The Anonymous Widower

Why Does Anybody Buy a Gas Cooker?

This house came with a complete set of appliances.  Most have suffered at the hands of ten years of tenants, who looked after them as if they were their own and not the care you would if they were someone else’s.

The cooker didn’t suffer too much at the hands of the tenants, but judging by the fact that the microwave was in the garage and rather burnt, I would think the reason the cooker was OK wasn’t misuse, but no use!

But that doesn’t alter the fact that cooking anything as simple as bacon and eggs is very very difficult. Or it could be that I’ve cooked on a variety of AGAs for forty years and before that it was a sophisticated all-electric hob and oven!
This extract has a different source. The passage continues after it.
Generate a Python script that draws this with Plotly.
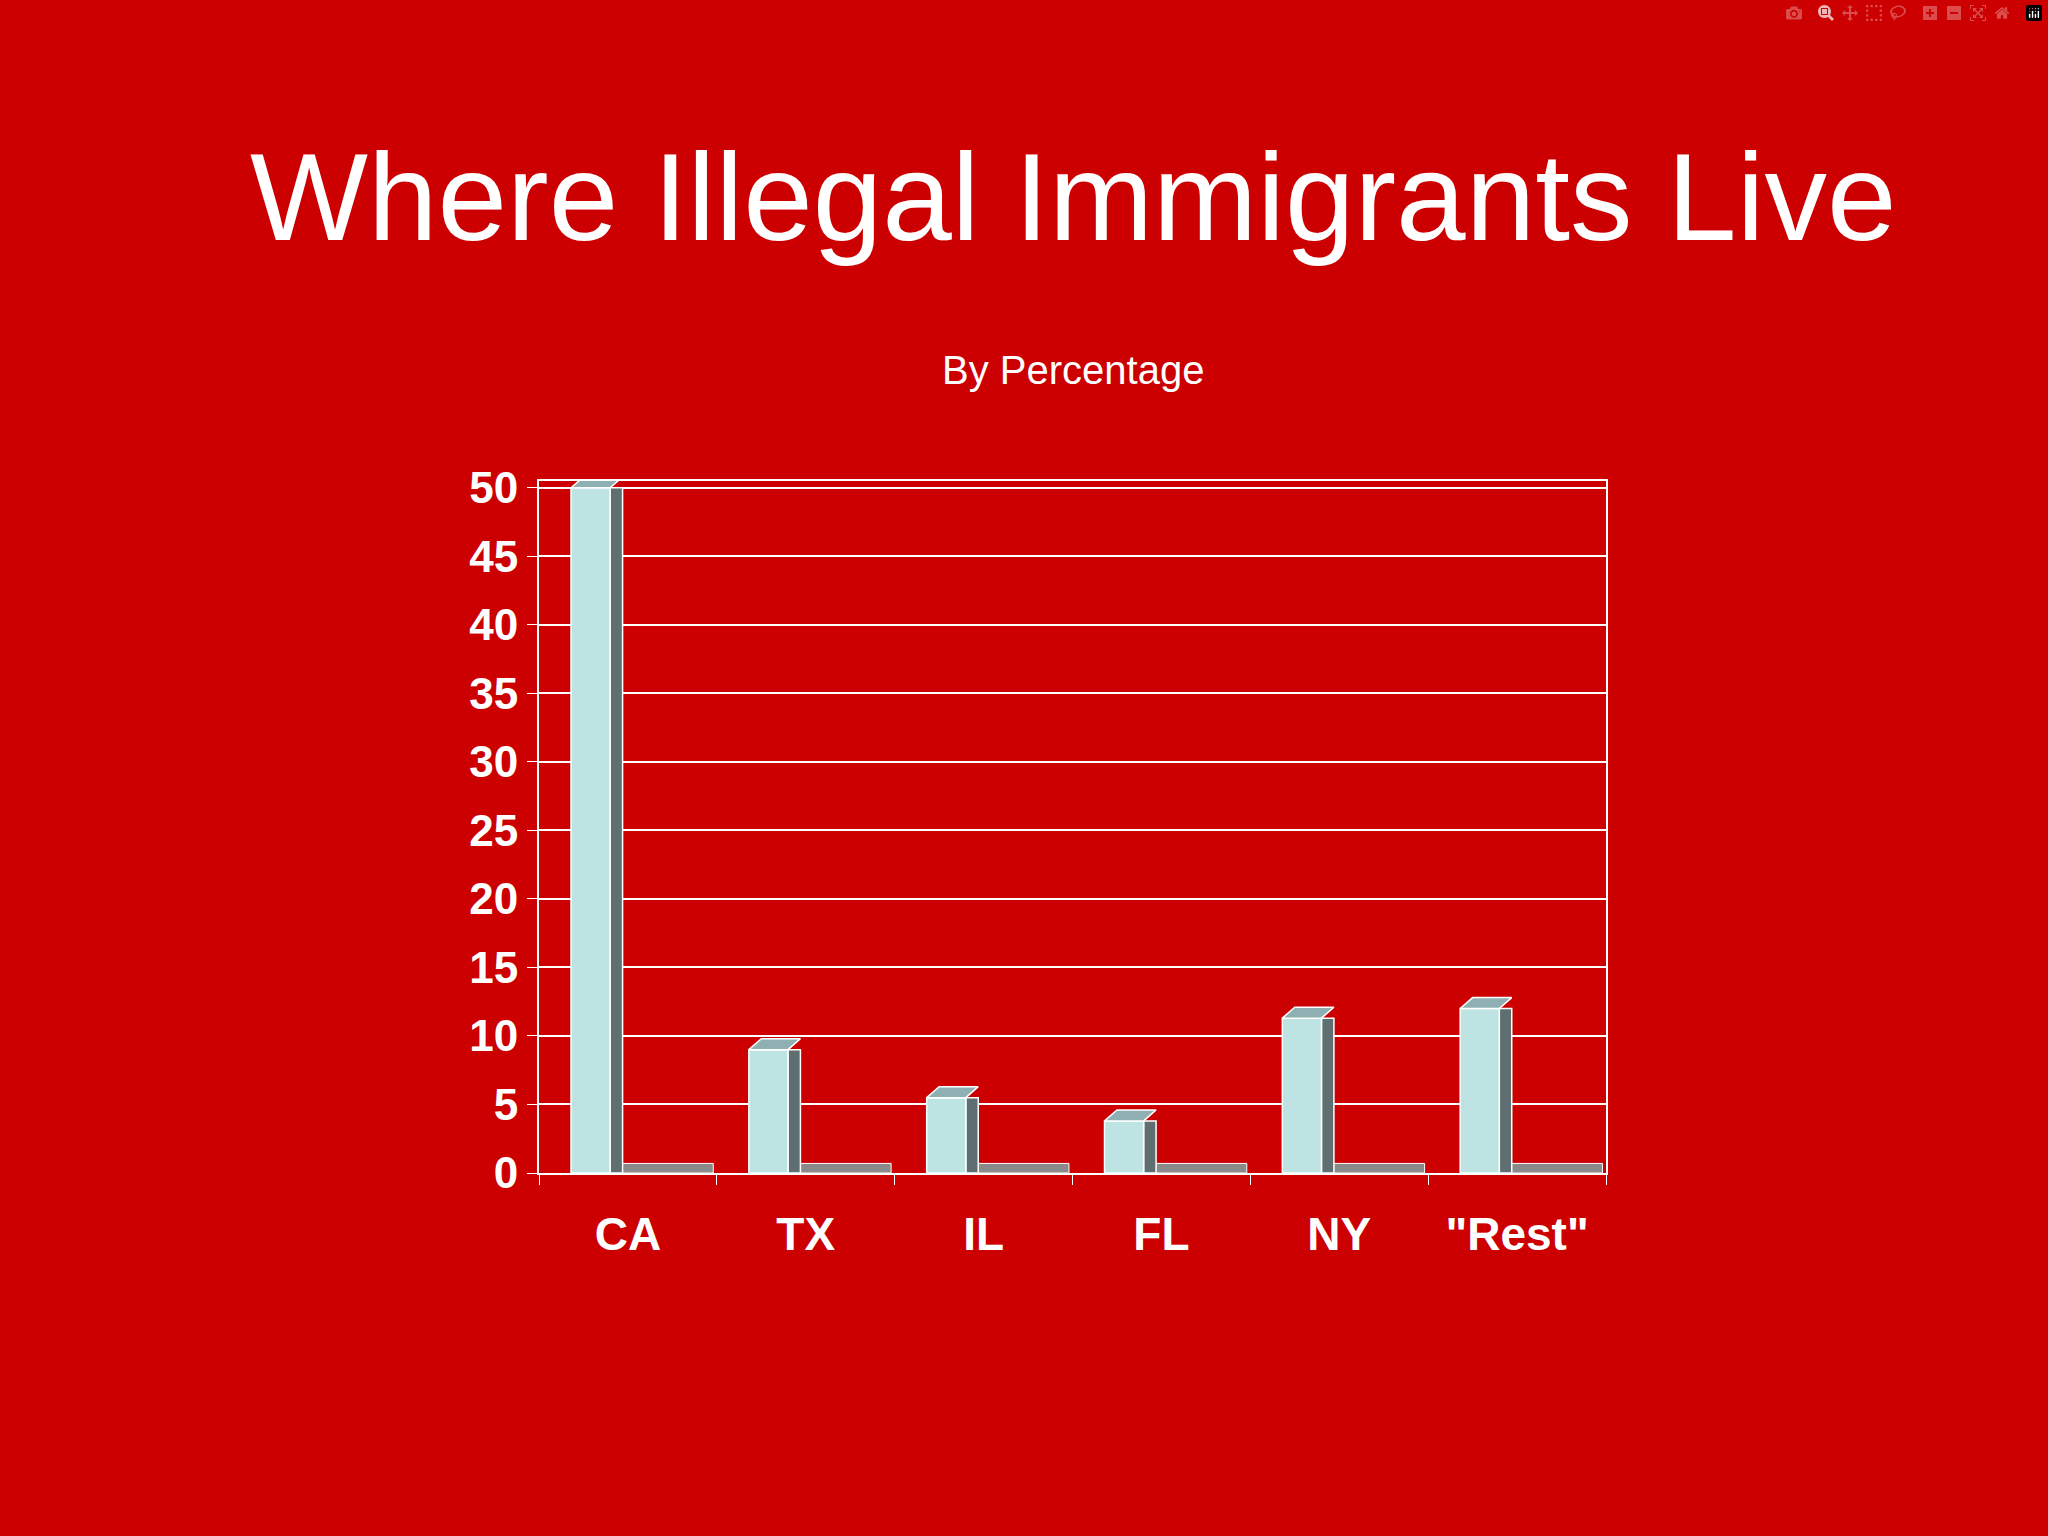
import plotly.graph_objects as go

states = ["CA", "TX", "IL", "FL", "NY", "\"Rest\""]
percent = [50, 9, 5.5, 3.8, 11.3, 12]
y_ticks = [0, 5, 10, 15, 20, 25, 30, 35, 40, 45, 50]

xpos = list(range(len(states)))
fig = go.Figure()
fig.add_bar(x=xpos, y=[0.7]*len(states), offset=0.40, width=0.58, marker=dict(color="#8a8a8a", line=dict(color="white", width=1)), hoverinfo="skip")
fig.add_bar(x=xpos, y=percent, offset=0.40, width=0.07, marker=dict(color="#5f6e70", line=dict(color="white", width=1.5)), hoverinfo="skip")
fig.add_bar(x=xpos, y=percent, offset=0.18, width=0.22, marker=dict(color="#bde3e3", line=dict(color="white", width=1.5)))
for i, v in enumerate(percent):
    fig.add_trace(go.Scatter(x=[i+0.18, i+0.40, i+0.47, i+0.25, i+0.18], y=[v, v, v+0.8, v+0.8, v],
                             fill="toself", fillcolor="#8fb0b3", mode="lines", line=dict(color="white", width=1.5), hoverinfo="skip"))

fig.update_layout(
    barmode="overlay", showlegend=False,
    width=2048, height=1536, paper_bgcolor="#CC0000", plot_bgcolor="#CC0000",
    margin=dict(l=539, r=442, t=481, b=363),
    font=dict(family="Liberation Sans, Arial", color="white"),
    xaxis=dict(range=[0, 6], tickvals=[i+0.5 for i in xpos], ticktext=states, showgrid=False,
               tickfont=dict(size=46, family="Liberation Sans, Arial", weight="bold"), ticks="", zeroline=False,
               showline=True, linecolor="white", linewidth=2, mirror=True,
               minor=dict(tickvals=list(range(7)), ticks="outside", ticklen=10, tickcolor="white", showgrid=False)),
    yaxis=dict(range=[0, 50.5], tickvals=y_ticks, showgrid=True, gridcolor="white", gridwidth=1.5,
               tickfont=dict(size=44, family="Liberation Sans, Arial", weight="bold"), ticks="outside",
               tickcolor="white", ticklen=10, showline=True, linecolor="white", linewidth=2, zeroline=False,
               mirror=True),
    annotations=[
        dict(text="Where Illegal Immigrants Live", x=0.5, y=196, xref="paper", yref="paper", showarrow=False,
             font=dict(size=125, color="white"), yanchor="middle"),
        dict(text="By Percentage", x=0.5, y=370, xref="paper", yref="paper", showarrow=False,
             font=dict(size=40, color="white"), yanchor="middle"),
    ],
)
ph = 1536 - 481 - 363
for a in fig.layout.annotations:
    a.y = (1536 - 363 - a.y) / ph
fig.update_xaxes(ticklabelstandoff=20)
fig.write_html("out.html", post_script="document.body.style.margin='0';")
So the next time a modern day Steptoe passes my door he gets it.  And probably a double hernia as well, as it was obviously built by a company that knew weight could settle all problems. But not everywhere of course!

The cooker isn’t totally useless in that it can cook things that just need the electric oven or just one pot on a gas. so I can cook my fish pies or Moroccan Chicken Casseroles.

It’s just simple things like meat and two veg and of course bacon and eggs, that are difficult.

At least in the 1950s, you could always use them to kill the lamb before you ate it! Even that function has been removed on safety grounds.

February 19, 2012 - Posted by | Food, World |


  1. For the bacon and eggs, tuen the gas down to about half way. That way, the eggs don’t burn on the bottom before cooking through. I am a gas hob / electric oven man myself.

    Comment by Conor Bofin | February 19, 2012 | Reply

    • Thanks, but my AGA was so much better. I think it’s down to the heat transfer from a flat hob to the flat bottom of a pan. As someone who did Physics at school to the highest level, that is the best conductivity. I remember my mother used to put a poker under the saucepan to get it right.